:: What is expected ::
Exactly as written, quote every line that follows, skipping the images.

[Begin]

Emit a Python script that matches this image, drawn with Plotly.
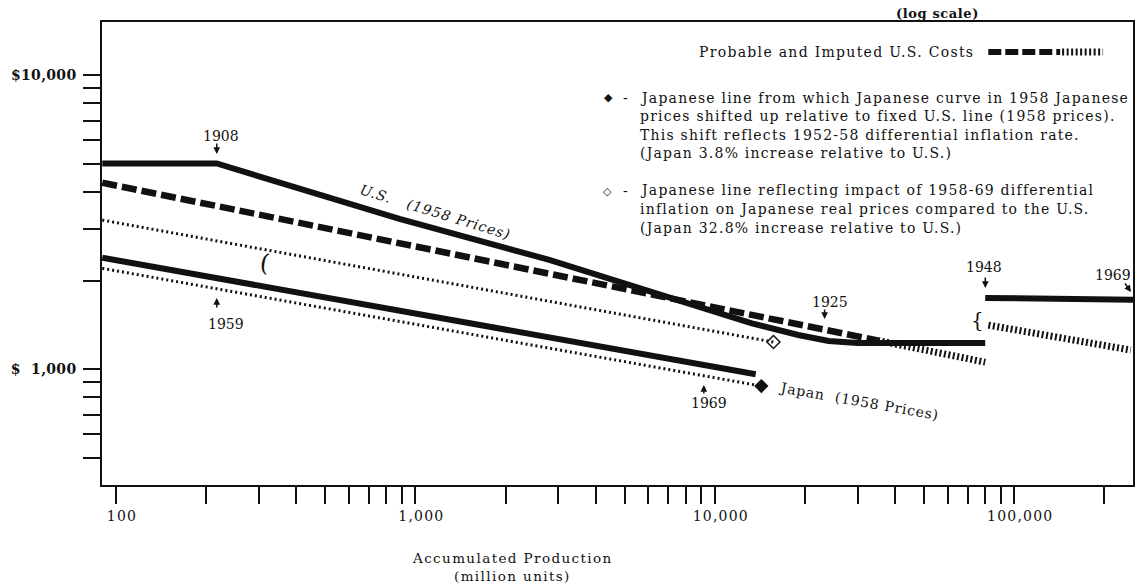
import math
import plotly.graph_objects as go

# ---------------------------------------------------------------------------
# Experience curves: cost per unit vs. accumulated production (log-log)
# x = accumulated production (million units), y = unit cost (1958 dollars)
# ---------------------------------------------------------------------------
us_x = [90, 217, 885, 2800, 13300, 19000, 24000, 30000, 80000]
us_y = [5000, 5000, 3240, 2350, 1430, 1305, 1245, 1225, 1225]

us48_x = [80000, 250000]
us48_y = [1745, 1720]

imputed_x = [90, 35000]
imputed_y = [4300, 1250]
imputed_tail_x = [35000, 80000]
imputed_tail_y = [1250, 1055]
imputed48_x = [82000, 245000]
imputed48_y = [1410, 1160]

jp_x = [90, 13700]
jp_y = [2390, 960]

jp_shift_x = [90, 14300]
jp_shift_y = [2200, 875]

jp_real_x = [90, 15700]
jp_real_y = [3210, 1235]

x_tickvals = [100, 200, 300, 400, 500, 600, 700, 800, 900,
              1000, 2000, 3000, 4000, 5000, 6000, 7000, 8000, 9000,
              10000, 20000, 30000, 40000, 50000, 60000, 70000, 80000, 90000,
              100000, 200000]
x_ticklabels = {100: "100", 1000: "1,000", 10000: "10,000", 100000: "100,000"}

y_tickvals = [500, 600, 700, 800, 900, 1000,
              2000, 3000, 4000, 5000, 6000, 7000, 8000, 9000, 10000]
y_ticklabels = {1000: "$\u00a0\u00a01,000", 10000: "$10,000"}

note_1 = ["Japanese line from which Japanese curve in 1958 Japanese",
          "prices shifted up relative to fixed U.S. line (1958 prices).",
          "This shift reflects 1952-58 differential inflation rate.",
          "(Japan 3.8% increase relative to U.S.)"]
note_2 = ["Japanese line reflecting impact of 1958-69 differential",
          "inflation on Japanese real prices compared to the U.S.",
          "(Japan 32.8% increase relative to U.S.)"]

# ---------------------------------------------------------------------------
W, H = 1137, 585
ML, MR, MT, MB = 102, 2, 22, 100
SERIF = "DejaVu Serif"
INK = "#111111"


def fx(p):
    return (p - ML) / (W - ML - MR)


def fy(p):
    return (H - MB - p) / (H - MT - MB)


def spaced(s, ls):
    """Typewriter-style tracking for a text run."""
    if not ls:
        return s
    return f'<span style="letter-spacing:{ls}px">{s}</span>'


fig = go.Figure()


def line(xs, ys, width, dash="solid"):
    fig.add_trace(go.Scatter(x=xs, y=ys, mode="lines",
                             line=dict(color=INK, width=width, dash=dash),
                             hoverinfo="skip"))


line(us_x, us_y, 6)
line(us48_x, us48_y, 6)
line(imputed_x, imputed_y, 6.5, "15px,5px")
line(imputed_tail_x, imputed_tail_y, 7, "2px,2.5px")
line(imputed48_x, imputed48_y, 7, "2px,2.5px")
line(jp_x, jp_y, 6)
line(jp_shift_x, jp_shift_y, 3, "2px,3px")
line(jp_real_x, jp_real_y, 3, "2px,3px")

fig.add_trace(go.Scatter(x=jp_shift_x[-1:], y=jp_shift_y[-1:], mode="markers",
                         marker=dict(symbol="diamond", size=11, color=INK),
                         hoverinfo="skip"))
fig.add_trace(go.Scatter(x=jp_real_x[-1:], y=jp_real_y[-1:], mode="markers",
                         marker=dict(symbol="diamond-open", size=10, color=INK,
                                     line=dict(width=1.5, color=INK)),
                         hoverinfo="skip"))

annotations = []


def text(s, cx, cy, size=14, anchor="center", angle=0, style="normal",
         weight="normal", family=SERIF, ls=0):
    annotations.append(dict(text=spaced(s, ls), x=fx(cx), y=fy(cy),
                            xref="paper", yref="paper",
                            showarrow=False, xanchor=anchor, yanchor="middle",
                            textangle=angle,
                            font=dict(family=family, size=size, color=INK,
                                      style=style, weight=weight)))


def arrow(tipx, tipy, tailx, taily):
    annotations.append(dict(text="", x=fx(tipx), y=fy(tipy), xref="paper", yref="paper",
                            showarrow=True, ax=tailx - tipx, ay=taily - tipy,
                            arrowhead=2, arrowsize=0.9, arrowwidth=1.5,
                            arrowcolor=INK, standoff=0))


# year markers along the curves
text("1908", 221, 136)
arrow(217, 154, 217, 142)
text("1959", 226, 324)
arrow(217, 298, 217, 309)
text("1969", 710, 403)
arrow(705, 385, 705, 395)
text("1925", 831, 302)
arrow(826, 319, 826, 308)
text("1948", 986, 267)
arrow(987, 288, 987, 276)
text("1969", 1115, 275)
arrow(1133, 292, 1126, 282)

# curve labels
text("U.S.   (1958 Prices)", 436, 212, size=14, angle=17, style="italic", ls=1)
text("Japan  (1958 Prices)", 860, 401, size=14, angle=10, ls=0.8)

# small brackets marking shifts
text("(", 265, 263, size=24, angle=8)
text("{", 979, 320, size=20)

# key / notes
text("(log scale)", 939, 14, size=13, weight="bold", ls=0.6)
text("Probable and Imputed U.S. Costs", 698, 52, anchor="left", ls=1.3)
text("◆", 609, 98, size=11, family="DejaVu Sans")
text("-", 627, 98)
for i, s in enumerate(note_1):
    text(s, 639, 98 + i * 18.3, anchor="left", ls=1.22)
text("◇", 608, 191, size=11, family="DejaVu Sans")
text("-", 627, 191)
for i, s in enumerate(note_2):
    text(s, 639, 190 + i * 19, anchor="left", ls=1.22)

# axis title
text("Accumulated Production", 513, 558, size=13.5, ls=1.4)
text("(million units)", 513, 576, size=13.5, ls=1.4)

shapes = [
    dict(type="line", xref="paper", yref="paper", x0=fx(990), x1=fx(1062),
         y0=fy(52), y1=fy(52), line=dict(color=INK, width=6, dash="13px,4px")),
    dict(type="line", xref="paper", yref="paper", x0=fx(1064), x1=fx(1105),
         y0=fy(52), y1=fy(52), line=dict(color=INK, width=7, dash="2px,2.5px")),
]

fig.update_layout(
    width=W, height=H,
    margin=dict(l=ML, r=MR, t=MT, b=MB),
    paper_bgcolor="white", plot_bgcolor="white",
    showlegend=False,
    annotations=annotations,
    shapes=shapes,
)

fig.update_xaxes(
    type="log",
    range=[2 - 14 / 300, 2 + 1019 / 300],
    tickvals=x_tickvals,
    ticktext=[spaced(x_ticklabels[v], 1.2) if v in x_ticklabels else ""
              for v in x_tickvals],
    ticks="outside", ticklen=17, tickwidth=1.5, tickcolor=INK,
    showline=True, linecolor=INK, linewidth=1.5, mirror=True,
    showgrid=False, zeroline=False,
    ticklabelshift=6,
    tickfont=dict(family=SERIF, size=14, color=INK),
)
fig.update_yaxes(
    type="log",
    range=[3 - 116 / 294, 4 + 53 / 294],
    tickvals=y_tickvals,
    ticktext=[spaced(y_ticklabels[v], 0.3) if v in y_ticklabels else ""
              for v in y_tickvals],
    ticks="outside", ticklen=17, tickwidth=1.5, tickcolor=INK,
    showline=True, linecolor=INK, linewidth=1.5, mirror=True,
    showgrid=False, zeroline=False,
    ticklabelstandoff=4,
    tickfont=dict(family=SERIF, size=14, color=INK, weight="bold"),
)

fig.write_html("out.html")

[End]

:: Response for this exercise ::
Emit a Python script that matches this image, drawn with Plotly.
import math
import plotly.graph_objects as go

# ---------------------------------------------------------------------------
# Experience curves: cost per unit vs. accumulated production (log-log)
# x = accumulated production (million units), y = unit cost (1958 dollars)
# ---------------------------------------------------------------------------
us_x = [90, 217, 885, 2800, 13300, 19000, 24000, 30000, 80000]
us_y = [5000, 5000, 3240, 2350, 1430, 1305, 1245, 1225, 1225]

us48_x = [80000, 250000]
us48_y = [1745, 1720]

imputed_x = [90, 35000]
imputed_y = [4300, 1250]
imputed_tail_x = [35000, 80000]
imputed_tail_y = [1250, 1055]
imputed48_x = [82000, 245000]
imputed48_y = [1410, 1160]

jp_x = [90, 13700]
jp_y = [2390, 960]

jp_shift_x = [90, 14300]
jp_shift_y = [2200, 875]

jp_real_x = [90, 15700]
jp_real_y = [3210, 1235]

x_tickvals = [100, 200, 300, 400, 500, 600, 700, 800, 900,
              1000, 2000, 3000, 4000, 5000, 6000, 7000, 8000, 9000,
              10000, 20000, 30000, 40000, 50000, 60000, 70000, 80000, 90000,
              100000, 200000]
x_ticklabels = {100: "100", 1000: "1,000", 10000: "10,000", 100000: "100,000"}

y_tickvals = [500, 600, 700, 800, 900, 1000,
              2000, 3000, 4000, 5000, 6000, 7000, 8000, 9000, 10000]
y_ticklabels = {1000: "$\u00a0\u00a01,000", 10000: "$10,000"}

note_1 = ["Japanese line from which Japanese curve in 1958 Japanese",
          "prices shifted up relative to fixed U.S. line (1958 prices).",
          "This shift reflects 1952-58 differential inflation rate.",
          "(Japan 3.8% increase relative to U.S.)"]
note_2 = ["Japanese line reflecting impact of 1958-69 differential",
          "inflation on Japanese real prices compared to the U.S.",
          "(Japan 32.8% increase relative to U.S.)"]

# ---------------------------------------------------------------------------
W, H = 1137, 585
ML, MR, MT, MB = 102, 2, 22, 100
SERIF = "DejaVu Serif"
INK = "#111111"


def fx(p):
    return (p - ML) / (W - ML - MR)


def fy(p):
    return (H - MB - p) / (H - MT - MB)


def spaced(s, ls):
    """Typewriter-style tracking for a text run."""
    if not ls:
        return s
    return f'<span style="letter-spacing:{ls}px">{s}</span>'


fig = go.Figure()


def line(xs, ys, width, dash="solid"):
    fig.add_trace(go.Scatter(x=xs, y=ys, mode="lines",
                             line=dict(color=INK, width=width, dash=dash),
                             hoverinfo="skip"))


line(us_x, us_y, 6)
line(us48_x, us48_y, 6)
line(imputed_x, imputed_y, 6.5, "15px,5px")
line(imputed_tail_x, imputed_tail_y, 7, "2px,2.5px")
line(imputed48_x, imputed48_y, 7, "2px,2.5px")
line(jp_x, jp_y, 6)
line(jp_shift_x, jp_shift_y, 3, "2px,3px")
line(jp_real_x, jp_real_y, 3, "2px,3px")

fig.add_trace(go.Scatter(x=jp_shift_x[-1:], y=jp_shift_y[-1:], mode="markers",
                         marker=dict(symbol="diamond", size=11, color=INK),
                         hoverinfo="skip"))
fig.add_trace(go.Scatter(x=jp_real_x[-1:], y=jp_real_y[-1:], mode="markers",
                         marker=dict(symbol="diamond-open", size=10, color=INK,
                                     line=dict(width=1.5, color=INK)),
                         hoverinfo="skip"))

annotations = []


def text(s, cx, cy, size=14, anchor="center", angle=0, style="normal",
         weight="normal", family=SERIF, ls=0):
    annotations.append(dict(text=spaced(s, ls), x=fx(cx), y=fy(cy),
                            xref="paper", yref="paper",
                            showarrow=False, xanchor=anchor, yanchor="middle",
                            textangle=angle,
                            font=dict(family=family, size=size, color=INK,
                                      style=style, weight=weight)))


def arrow(tipx, tipy, tailx, taily):
    annotations.append(dict(text="", x=fx(tipx), y=fy(tipy), xref="paper", yref="paper",
                            showarrow=True, ax=tailx - tipx, ay=taily - tipy,
                            arrowhead=2, arrowsize=0.9, arrowwidth=1.5,
                            arrowcolor=INK, standoff=0))


# year markers along the curves
text("1908", 221, 136)
arrow(217, 154, 217, 142)
text("1959", 226, 324)
arrow(217, 298, 217, 309)
text("1969", 710, 403)
arrow(705, 385, 705, 395)
text("1925", 831, 302)
arrow(826, 319, 826, 308)
text("1948", 986, 267)
arrow(987, 288, 987, 276)
text("1969", 1115, 275)
arrow(1133, 292, 1126, 282)

# curve labels
text("U.S.   (1958 Prices)", 436, 212, size=14, angle=17, style="italic", ls=1)
text("Japan  (1958 Prices)", 860, 401, size=14, angle=10, ls=0.8)

# small brackets marking shifts
text("(", 265, 263, size=24, angle=8)
text("{", 979, 320, size=20)

# key / notes
text("(log scale)", 939, 14, size=13, weight="bold", ls=0.6)
text("Probable and Imputed U.S. Costs", 698, 52, anchor="left", ls=1.3)
text("◆", 609, 98, size=11, family="DejaVu Sans")
text("-", 627, 98)
for i, s in enumerate(note_1):
    text(s, 639, 98 + i * 18.3, anchor="left", ls=1.22)
text("◇", 608, 191, size=11, family="DejaVu Sans")
text("-", 627, 191)
for i, s in enumerate(note_2):
    text(s, 639, 190 + i * 19, anchor="left", ls=1.22)

# axis title
text("Accumulated Production", 513, 558, size=13.5, ls=1.4)
text("(million units)", 513, 576, size=13.5, ls=1.4)

shapes = [
    dict(type="line", xref="paper", yref="paper", x0=fx(990), x1=fx(1062),
         y0=fy(52), y1=fy(52), line=dict(color=INK, width=6, dash="13px,4px")),
    dict(type="line", xref="paper", yref="paper", x0=fx(1064), x1=fx(1105),
         y0=fy(52), y1=fy(52), line=dict(color=INK, width=7, dash="2px,2.5px")),
]

fig.update_layout(
    width=W, height=H,
    margin=dict(l=ML, r=MR, t=MT, b=MB),
    paper_bgcolor="white", plot_bgcolor="white",
    showlegend=False,
    annotations=annotations,
    shapes=shapes,
)

fig.update_xaxes(
    type="log",
    range=[2 - 14 / 300, 2 + 1019 / 300],
    tickvals=x_tickvals,
    ticktext=[spaced(x_ticklabels[v], 1.2) if v in x_ticklabels else ""
              for v in x_tickvals],
    ticks="outside", ticklen=17, tickwidth=1.5, tickcolor=INK,
    showline=True, linecolor=INK, linewidth=1.5, mirror=True,
    showgrid=False, zeroline=False,
    ticklabelshift=6,
    tickfont=dict(family=SERIF, size=14, color=INK),
)
fig.update_yaxes(
    type="log",
    range=[3 - 116 / 294, 4 + 53 / 294],
    tickvals=y_tickvals,
    ticktext=[spaced(y_ticklabels[v], 0.3) if v in y_ticklabels else ""
              for v in y_tickvals],
    ticks="outside", ticklen=17, tickwidth=1.5, tickcolor=INK,
    showline=True, linecolor=INK, linewidth=1.5, mirror=True,
    showgrid=False, zeroline=False,
    ticklabelstandoff=4,
    tickfont=dict(family=SERIF, size=14, color=INK, weight="bold"),
)

fig.write_html("out.html")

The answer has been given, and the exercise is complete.